(Task description)
Return the listing below verbatim. Pictures do not belong in the copy.

Source code of charts
# # # # # # #
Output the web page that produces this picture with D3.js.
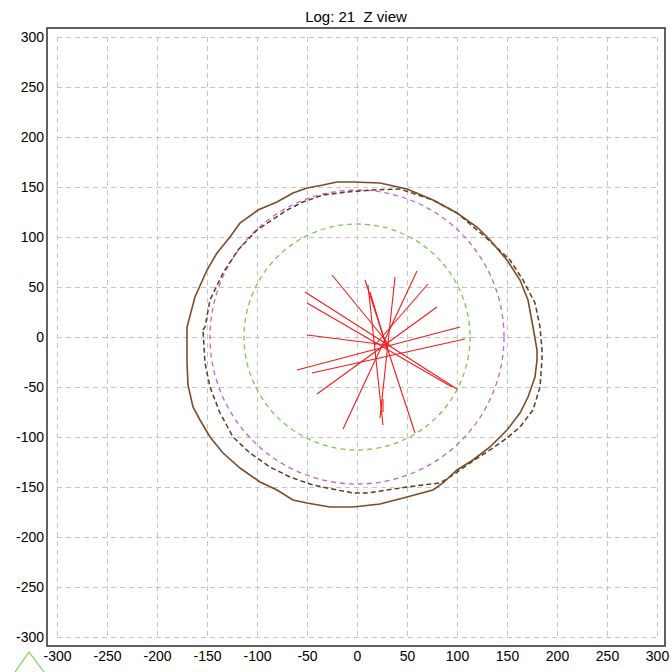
<!DOCTYPE html>
<html>
<head>
<meta charset="utf-8">
<script src="https://cdn.jsdelivr.net/npm/d3@7"></script>
<style>
  html, body { margin: 0; padding: 0; background: #ffffff; }
  svg { display: block; }
  text { font-family: "Liberation Sans", Arial, sans-serif; fill: #000; }
</style>
</head>
<body>
<svg id="chart" width="672" height="672"></svg>
<script>
// Axis ticks (same for X and Y)
const tickValues = [-300, -250, -200, -150, -100, -50, 0, 50, 100, 150, 200, 250, 300];
const titleText = "Log: 21  Z view";

// Reference circles: [cx, cy, radius]
const innerCircle = [0, 0, 113];   // green
const outerCircle = [0, 0, 147];   // magenta

// Outline traced as a solid brown line: [x, y]
const solidOutline = [
  [-170, 7], [-170, 10], [-162, 40], [-150, 67], [-140, 84], [-127, 100], [-117, 114],
  [-99, 127], [-80, 135], [-64, 144], [-50, 149], [-34, 152], [-20, 155], [-4, 155],
  [23, 154], [50, 148], [76, 137], [100, 124], [120, 110], [133, 97], [150, 77],
  [163, 57], [171, 37], [176, 10], [180, -13], [180, -23], [178, -40], [171, -60],
  [163, -76], [150, -93], [133, -110], [116, -123], [100, -133], [86, -146], [76, -153],
  [50, -160], [23, -167], [-4, -170], [-27, -170], [-50, -166], [-64, -163], [-80, -153],
  [-97, -145], [-117, -131], [-134, -116], [-147, -100], [-157, -83], [-164, -70],
  [-169, -48], [-170, -26], [-170, 7]
];

// Second outline drawn dashed in dark brown: [x, y]
const dashedOutline = [
  [-154, 7], [-152, 10], [-147, 37], [-134, 64], [-119, 87], [-100, 107], [-85, 117],
  [-70, 127], [-54, 135], [-34, 142], [-10, 145], [16, 147], [43, 148], [76, 137],
  [100, 124], [126, 102], [136, 93], [153, 77], [166, 57], [178, 34], [183, 10],
  [185, -13], [185, -23], [183, -50], [176, -73], [163, -90], [150, -101], [133, -113],
  [113, -126], [96, -138], [83, -146], [66, -148], [50, -150], [30, -153], [10, -156],
  [-4, -156], [-20, -153], [-44, -148], [-67, -140], [-87, -130], [-107, -116],
  [-124, -100], [-137, -76], [-147, -50], [-152, -26], [-154, 7]
];

// Red segments: [x1, y1, x2, y2]
const redSegments = [
  [-52, 45, 100, -52],
  [-50, 34, 95, -50],
  [-50, 2, 30, -8],
  [-60, -33, 103, 10],
  [-45, -36, 108, -2],
  [-40, -57, 80, 30],
  [-14, -92, 60, 66],
  [8, 57, 58, -96],
  [38, 60, 23, -81],
  [11, 52, 26, -88],
  [-25, 62, 34, -10],
  [71, 53, 18, -8],
  [13, 45, 30, -12],
  [26, -62, 26, -75]
];

const svg = d3.select("#chart");

// 1 px per unit; the frame extends slightly past the ±300 grid
const x = d3.scaleLinear().domain([-310, 308]).range([47, 665]);
const y = d3.scaleLinear().domain([309, -309]).range([28, 646]);

// Grid
const grid = svg.append("g")
  .attr("stroke", "#c4c4c4")
  .attr("stroke-width", 1)
  .attr("stroke-dasharray", "5,4");
grid.selectAll("line.v").data(tickValues).join("line")
  .attr("class", "v")
  .attr("x1", d => Math.round(x(d)) + 0.5).attr("x2", d => Math.round(x(d)) + 0.5)
  .attr("y1", y(300)).attr("y2", y(-300));
grid.selectAll("line.h").data(tickValues).join("line")
  .attr("class", "h")
  .attr("y1", d => Math.round(y(d)) + 0.5).attr("y2", d => Math.round(y(d)) + 0.5)
  .attr("x1", x(-300)).attr("x2", x(300));

// Frame
svg.append("rect")
  .attr("x", 47).attr("y", 28)
  .attr("width", 618).attr("height", 618)
  .attr("fill", "none")
  .attr("stroke", "#3a3a3a")
  .attr("stroke-width", 1.6);

// Axis labels via d3 axes (tick lines hidden)
const yAxis = d3.axisLeft(y).tickValues(tickValues).tickSize(0).tickPadding(3);
const yg = svg.append("g").attr("transform", "translate(47,0)").call(yAxis);
const xAxis = d3.axisBottom(x).tickValues(tickValues).tickSize(0).tickPadding(5);
const xg = svg.append("g").attr("transform", "translate(0,646)").call(xAxis);
[yg, xg].forEach(g => {
  g.select(".domain").remove();
  g.selectAll("text")
    .attr("font-family", "'Liberation Sans', Arial, sans-serif")
    .attr("font-size", 14)
    .attr("fill", "#000")
    .text(d => String(d).replace("\u2212", "-"));
});

// Title (keeps its double space)
svg.append("text")
  .attr("x", 356).attr("y", 22)
  .attr("text-anchor", "middle")
  .attr("font-size", 15)
  .style("white-space", "pre")
  .attr("xml:space", "preserve")
  .text(titleText);

// Circles
svg.append("circle")
  .attr("cx", x(innerCircle[0])).attr("cy", y(innerCircle[1]))
  .attr("r", x(innerCircle[2]) - x(0))
  .attr("fill", "none").attr("stroke", "#7cc84e")
  .attr("stroke-width", 1.3).attr("stroke-dasharray", "5,4");
svg.append("circle")
  .attr("cx", x(outerCircle[0])).attr("cy", y(outerCircle[1]))
  .attr("r", x(outerCircle[2]) - x(0))
  .attr("fill", "none").attr("stroke", "#c464c4")
  .attr("stroke-width", 1.3).attr("stroke-dasharray", "5,4");

// Outlines
const line = d3.line().x(d => x(d[0])).y(d => y(d[1]));
svg.append("path").datum(dashedOutline)
  .attr("d", line)
  .attr("fill", "none").attr("stroke", "#5e3a1e")
  .attr("stroke-width", 1.5).attr("stroke-dasharray", "5,3");
svg.append("path").datum(solidOutline)
  .attr("d", line)
  .attr("fill", "none").attr("stroke", "#7a4c28")
  .attr("stroke-width", 1.6);

// Red segments
svg.append("g").selectAll("line").data(redSegments).join("line")
  .attr("x1", d => x(d[0])).attr("y1", d => y(d[1]))
  .attr("x2", d => x(d[2])).attr("y2", d => y(d[3]))
  .attr("stroke", "#f21c1c").attr("stroke-width", 1.1);

// Orientation marker in the lower-left corner
svg.append("polyline")
  .attr("points", "15,672 29,652 44,672")
  .attr("fill", "none").attr("stroke", "#7cd05a").attr("stroke-width", 1.2);
</script>
</body>
</html>
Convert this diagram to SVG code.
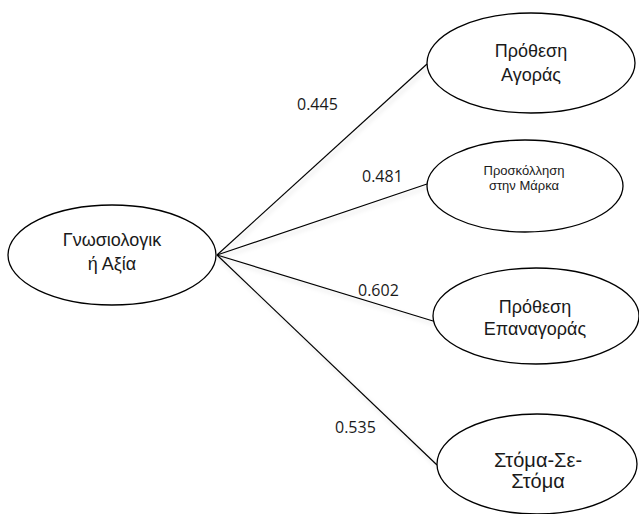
# # # # # # #
(Solved problem)
Output the web page that produces this picture with D3.js.
<!DOCTYPE html>
<html>
<head>
<meta charset="utf-8">
<script src="https://cdn.jsdelivr.net/npm/d3@7"></script>
<style>
  html, body { margin: 0; padding: 0; background: #ffffff; }
  svg { display: block; }
  text { font-family: "Liberation Sans", Arial, sans-serif; fill: #000; }
</style>
</head>
<body>
<svg id="chart" width="672" height="672"></svg>
<script>
// Axis ticks (same for X and Y)
const tickValues = [-300, -250, -200, -150, -100, -50, 0, 50, 100, 150, 200, 250, 300];
const titleText = "Log: 21  Z view";

// Reference circles: [cx, cy, radius]
const innerCircle = [0, 0, 113];   // green
const outerCircle = [0, 0, 147];   // magenta

// Outline traced as a solid brown line: [x, y]
const solidOutline = [
  [-170, 7], [-170, 10], [-162, 40], [-150, 67], [-140, 84], [-127, 100], [-117, 114],
  [-99, 127], [-80, 135], [-64, 144], [-50, 149], [-34, 152], [-20, 155], [-4, 155],
  [23, 154], [50, 148], [76, 137], [100, 124], [120, 110], [133, 97], [150, 77],
  [163, 57], [171, 37], [176, 10], [180, -13], [180, -23], [178, -40], [171, -60],
  [163, -76], [150, -93], [133, -110], [116, -123], [100, -133], [86, -146], [76, -153],
  [50, -160], [23, -167], [-4, -170], [-27, -170], [-50, -166], [-64, -163], [-80, -153],
  [-97, -145], [-117, -131], [-134, -116], [-147, -100], [-157, -83], [-164, -70],
  [-169, -48], [-170, -26], [-170, 7]
];

// Second outline drawn dashed in dark brown: [x, y]
const dashedOutline = [
  [-154, 7], [-152, 10], [-147, 37], [-134, 64], [-119, 87], [-100, 107], [-85, 117],
  [-70, 127], [-54, 135], [-34, 142], [-10, 145], [16, 147], [43, 148], [76, 137],
  [100, 124], [126, 102], [136, 93], [153, 77], [166, 57], [178, 34], [183, 10],
  [185, -13], [185, -23], [183, -50], [176, -73], [163, -90], [150, -101], [133, -113],
  [113, -126], [96, -138], [83, -146], [66, -148], [50, -150], [30, -153], [10, -156],
  [-4, -156], [-20, -153], [-44, -148], [-67, -140], [-87, -130], [-107, -116],
  [-124, -100], [-137, -76], [-147, -50], [-152, -26], [-154, 7]
];

// Red segments: [x1, y1, x2, y2]
const redSegments = [
  [-52, 45, 100, -52],
  [-50, 34, 95, -50],
  [-50, 2, 30, -8],
  [-60, -33, 103, 10],
  [-45, -36, 108, -2],
  [-40, -57, 80, 30],
  [-14, -92, 60, 66],
  [8, 57, 58, -96],
  [38, 60, 23, -81],
  [11, 52, 26, -88],
  [-25, 62, 34, -10],
  [71, 53, 18, -8],
  [13, 45, 30, -12],
  [26, -62, 26, -75]
];

const svg = d3.select("#chart");

// 1 px per unit; the frame extends slightly past the ±300 grid
const x = d3.scaleLinear().domain([-310, 308]).range([47, 665]);
const y = d3.scaleLinear().domain([309, -309]).range([28, 646]);

// Grid
const grid = svg.append("g")
  .attr("stroke", "#c4c4c4")
  .attr("stroke-width", 1)
  .attr("stroke-dasharray", "5,4");
grid.selectAll("line.v").data(tickValues).join("line")
  .attr("class", "v")
  .attr("x1", d => Math.round(x(d)) + 0.5).attr("x2", d => Math.round(x(d)) + 0.5)
  .attr("y1", y(300)).attr("y2", y(-300));
grid.selectAll("line.h").data(tickValues).join("line")
  .attr("class", "h")
  .attr("y1", d => Math.round(y(d)) + 0.5).attr("y2", d => Math.round(y(d)) + 0.5)
  .attr("x1", x(-300)).attr("x2", x(300));

// Frame
svg.append("rect")
  .attr("x", 47).attr("y", 28)
  .attr("width", 618).attr("height", 618)
  .attr("fill", "none")
  .attr("stroke", "#3a3a3a")
  .attr("stroke-width", 1.6);

// Axis labels via d3 axes (tick lines hidden)
const yAxis = d3.axisLeft(y).tickValues(tickValues).tickSize(0).tickPadding(3);
const yg = svg.append("g").attr("transform", "translate(47,0)").call(yAxis);
const xAxis = d3.axisBottom(x).tickValues(tickValues).tickSize(0).tickPadding(5);
const xg = svg.append("g").attr("transform", "translate(0,646)").call(xAxis);
[yg, xg].forEach(g => {
  g.select(".domain").remove();
  g.selectAll("text")
    .attr("font-family", "'Liberation Sans', Arial, sans-serif")
    .attr("font-size", 14)
    .attr("fill", "#000")
    .text(d => String(d).replace("\u2212", "-"));
});

// Title (keeps its double space)
svg.append("text")
  .attr("x", 356).attr("y", 22)
  .attr("text-anchor", "middle")
  .attr("font-size", 15)
  .style("white-space", "pre")
  .attr("xml:space", "preserve")
  .text(titleText);

// Circles
svg.append("circle")
  .attr("cx", x(innerCircle[0])).attr("cy", y(innerCircle[1]))
  .attr("r", x(innerCircle[2]) - x(0))
  .attr("fill", "none").attr("stroke", "#7cc84e")
  .attr("stroke-width", 1.3).attr("stroke-dasharray", "5,4");
svg.append("circle")
  .attr("cx", x(outerCircle[0])).attr("cy", y(outerCircle[1]))
  .attr("r", x(outerCircle[2]) - x(0))
  .attr("fill", "none").attr("stroke", "#c464c4")
  .attr("stroke-width", 1.3).attr("stroke-dasharray", "5,4");

// Outlines
const line = d3.line().x(d => x(d[0])).y(d => y(d[1]));
svg.append("path").datum(dashedOutline)
  .attr("d", line)
  .attr("fill", "none").attr("stroke", "#5e3a1e")
  .attr("stroke-width", 1.5).attr("stroke-dasharray", "5,3");
svg.append("path").datum(solidOutline)
  .attr("d", line)
  .attr("fill", "none").attr("stroke", "#7a4c28")
  .attr("stroke-width", 1.6);

// Red segments
svg.append("g").selectAll("line").data(redSegments).join("line")
  .attr("x1", d => x(d[0])).attr("y1", d => y(d[1]))
  .attr("x2", d => x(d[2])).attr("y2", d => y(d[3]))
  .attr("stroke", "#f21c1c").attr("stroke-width", 1.1);

// Orientation marker in the lower-left corner
svg.append("polyline")
  .attr("points", "15,672 29,652 44,672")
  .attr("fill", "none").attr("stroke", "#7cd05a").attr("stroke-width", 1.2);
</script>
</body>
</html>
Convert this diagram to SVG code.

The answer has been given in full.